Two days thereafter, April 9, 1959, the defendant moved to dismiss for want of prosecution under Rule 3, supra. This motion was denied. In a memorandum opinion, the trial court gave the following reasons for its refusal to dismiss:

“It is the local practice of the King County Superior Court to allow a continuance of a case subject to call only by agreement of counsel for both plaintiffs and defendants. When a case is so continued, it is not stricken from the trial docket but carried there until another trial date is assigned. Normally the new date is set by agreement of counsel for both sides making their selection from available trial dates. If counsel are unable to agree on a new trial date, the case may be ‘called’ by counsel for either side conferring with the presiding judge or by motion such as that of the plaintiff in the instant case. Since the case is carried on the trial docket, it is the opinion of this Court that a further note for the trial docket is not appropriate nor is it required because both counsel have agreed to the above procedure.
“It is the opinion of this court that the instant case does not fall within the mandatory provisions of Rule 3 of Pleading, Practice and Procedure, and further that that portion of defendant’s motion directed to the court’s discretion should be denied. Therefore, the defendant’s motion should be denied and the plaintiff’s motion granted.”
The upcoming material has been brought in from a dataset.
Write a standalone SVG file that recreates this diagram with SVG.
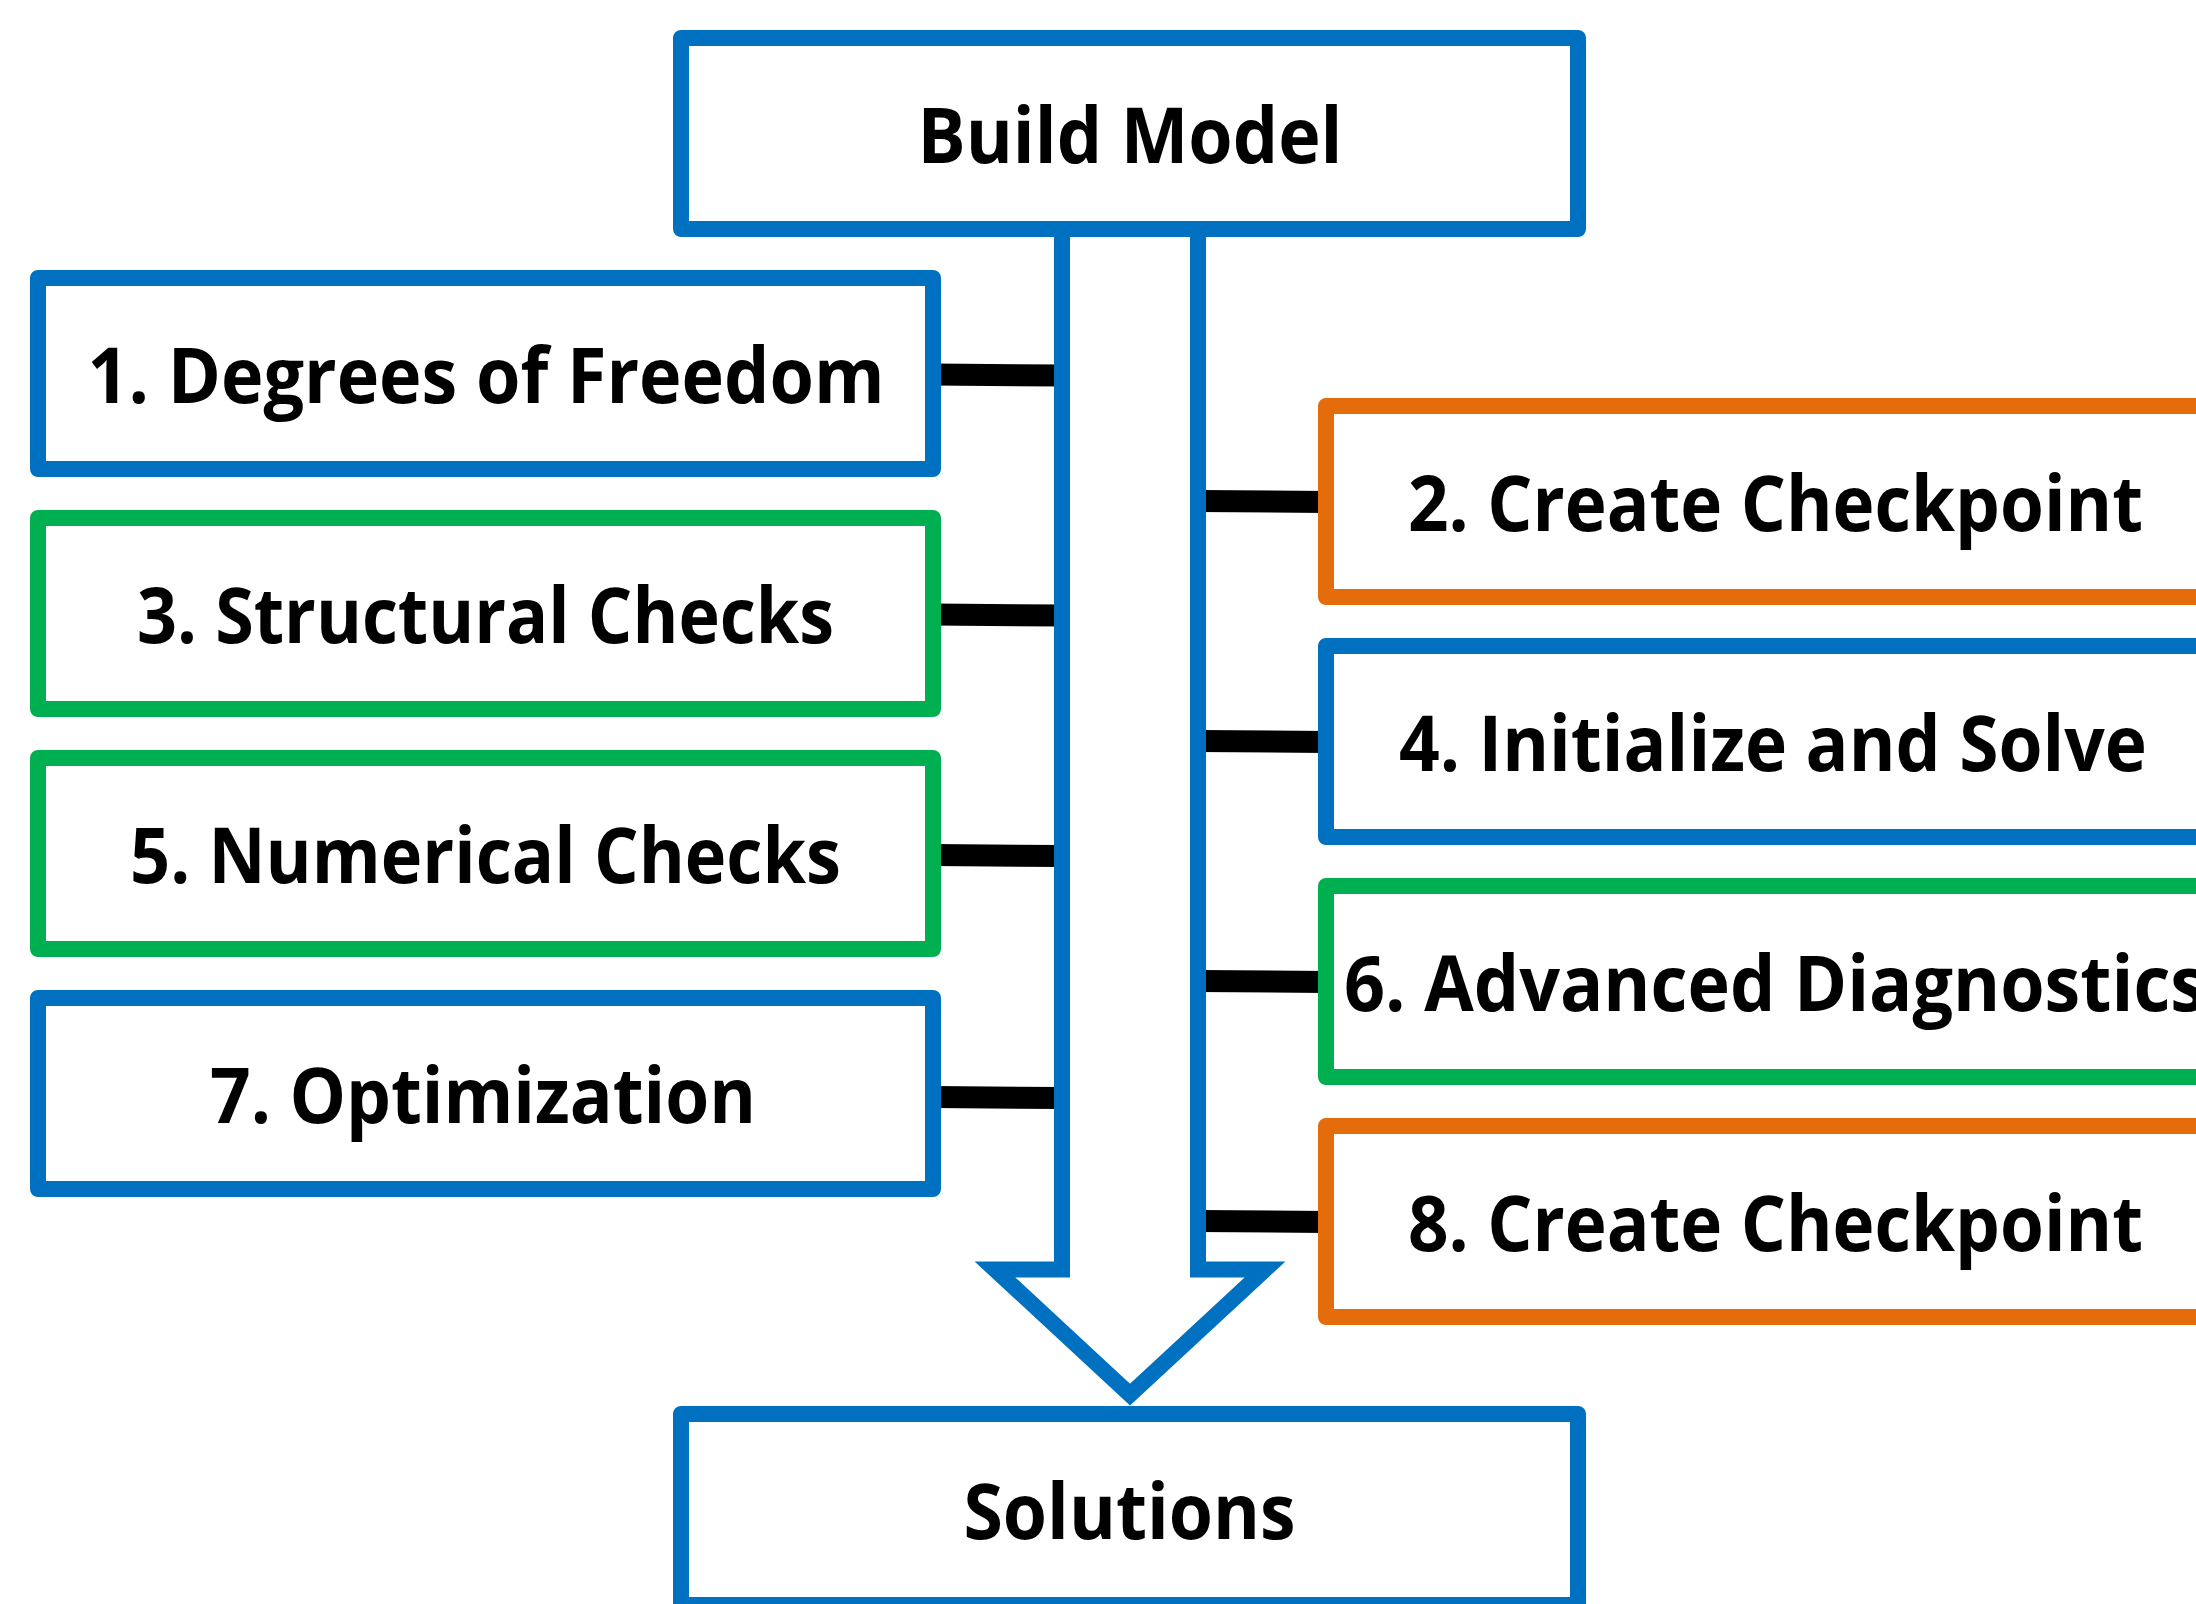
<svg xmlns="http://www.w3.org/2000/svg" width="2196" height="1604" viewBox="0 0 2196 1604">
  <style>
    .box { fill: #ffffff; stroke-width: 16; stroke-linejoin: round; }
    .blue { stroke: #0070C0; }
    .green { stroke: #00B050; }
    .orange { stroke: #E46C0A; }
    .label { font-family: "Open Sans", "Noto Sans", "Liberation Sans", sans-serif; font-weight: 700; font-size: 77px; fill: #000000; text-anchor: middle; }
    .link { stroke: #000000; stroke-width: 22; fill: none; }
    .flow { fill: #ffffff; stroke: #0070C0; stroke-width: 16; stroke-linejoin: miter; stroke-miterlimit: 10; }
  </style>
  <rect x="0" y="0" width="2196" height="1604" fill="#ffffff"/>

  <!-- horizontal ties between the steps and the central flow arrow -->
  <g id="connectors">
    <line class="link" x1="933" y1="374.5" x2="1062" y2="375.5"/>
    <line class="link" x1="933" y1="614.5" x2="1062" y2="615.5"/>
    <line class="link" x1="933" y1="855" x2="1062" y2="856"/>
    <line class="link" x1="933" y1="1097" x2="1062" y2="1098"/>
    <line class="link" x1="1198" y1="501" x2="1326" y2="502"/>
    <line class="link" x1="1198" y1="741" x2="1326" y2="742"/>
    <line class="link" x1="1198" y1="981" x2="1326" y2="982"/>
    <line class="link" x1="1198" y1="1221" x2="1326" y2="1222"/>
    <!-- block arrow from Build Model down to Solutions -->
    <polygon id="flow-arrow" class="flow" points="1062,229 1062,1269.5 995,1269.5 1130,1394.5 1265,1269.5 1198,1269.5 1198,229"/>
  </g>

  <g id="build-model">
    <rect class="box blue" x="681" y="38" width="897" height="191"/>
    <text class="label" x="1130" y="163" textLength="425" lengthAdjust="spacingAndGlyphs">Build Model</text>
  </g>

  <g id="step-1">
    <rect class="box blue" x="38" y="278" width="895" height="191"/>
    <text class="label" x="486" y="403" textLength="797" lengthAdjust="spacingAndGlyphs">1. Degrees of Freedom</text>
  </g>
  <g id="step-3">
    <rect class="box green" x="38" y="518" width="895" height="191"/>
    <text class="label" x="485.5" y="642.5" textLength="697" lengthAdjust="spacingAndGlyphs">3. Structural Checks</text>
  </g>
  <g id="step-5">
    <rect class="box green" x="38" y="758" width="895" height="191"/>
    <text class="label" x="485.5" y="882.5" textLength="711" lengthAdjust="spacingAndGlyphs">5. Numerical Checks</text>
  </g>
  <g id="step-7">
    <rect class="box blue" x="38" y="998" width="895" height="191"/>
    <text class="label" x="483" y="1123" textLength="546" lengthAdjust="spacingAndGlyphs">7. Optimization</text>
  </g>

  <g id="step-2">
    <rect class="box orange" x="1326" y="406" width="896" height="191"/>
    <text class="label" x="1775.5" y="531" textLength="735" lengthAdjust="spacingAndGlyphs">2. Create Checkpoint</text>
  </g>
  <g id="step-4">
    <rect class="box blue" x="1326" y="646" width="896" height="191"/>
    <text class="label" x="1773" y="771" textLength="748" lengthAdjust="spacingAndGlyphs">4. Initialize and Solve</text>
  </g>
  <g id="step-6">
    <rect class="box green" x="1326" y="886" width="896" height="191"/>
    <text class="label" x="1775" y="1011" textLength="862" lengthAdjust="spacingAndGlyphs">6. Advanced Diagnostics</text>
  </g>
  <g id="step-8">
    <rect class="box orange" x="1326" y="1126" width="896" height="191"/>
    <text class="label" x="1775.5" y="1251" textLength="735" lengthAdjust="spacingAndGlyphs">8. Create Checkpoint</text>
  </g>

  <g id="solutions">
    <rect class="box blue" x="681" y="1414" width="897" height="191"/>
    <text class="label" x="1129.5" y="1539" textLength="332" lengthAdjust="spacingAndGlyphs">Solutions</text>
  </g>
</svg>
Rule of Pleading, Practice and Procedure 3, supra, is as follows:

“Any civil action shall be dismissed, without prejudice, for want of prosecution whenever the plaintiff or cross-complainant shall neglect to note the action for trial or hearing within one year after any issue of law or fact has been joined, unless the failure to bring the same on for trial or hearing was caused by the party who makes the *119motion to dismiss. Such motion to dismiss shall come on for hearing only after notice to the adverse party.”

The parties admit that, on the day before the trial date, the cause was continued subject to call and that this was done pursuant to agreement.

The decisions are clear that in cases within the purview of Rule 3, supra, no element of discretion is involved, and the cause must be dismissed.

However, this case is not clearly within the terms of the rule. No further note for the motion docket was required. RCW 4.44.020 provides in part as follows:

“When a cause has once been placed upon either docket of the court, if not tried or argued at the time for which notice was given, it need not be noticed for a subsequent session or day, but shall remain upon the docket from session to session or from law day to law day until final disposition or stricken off by the court. . . . ”

State ex rel. Seattle v. Superior Court, 6 Wn. (2d) 540, 108 P. (2d) 342, held that the rule does not apply if there is a stipulation that the cause need not be noticed for trial within the year. It is apparent from the remarks of the trial judge and the written and oral arguments of the parties that the cause was continued subject to call pursuant to the agreement of the parties. It is not clearly within the mandatory provisions of the rule, which should be strictly construed instead of being extended by construction, and the writ is, therefore, denied.

Finley, Rosellini, Ott, and Hunter, JJ., concur.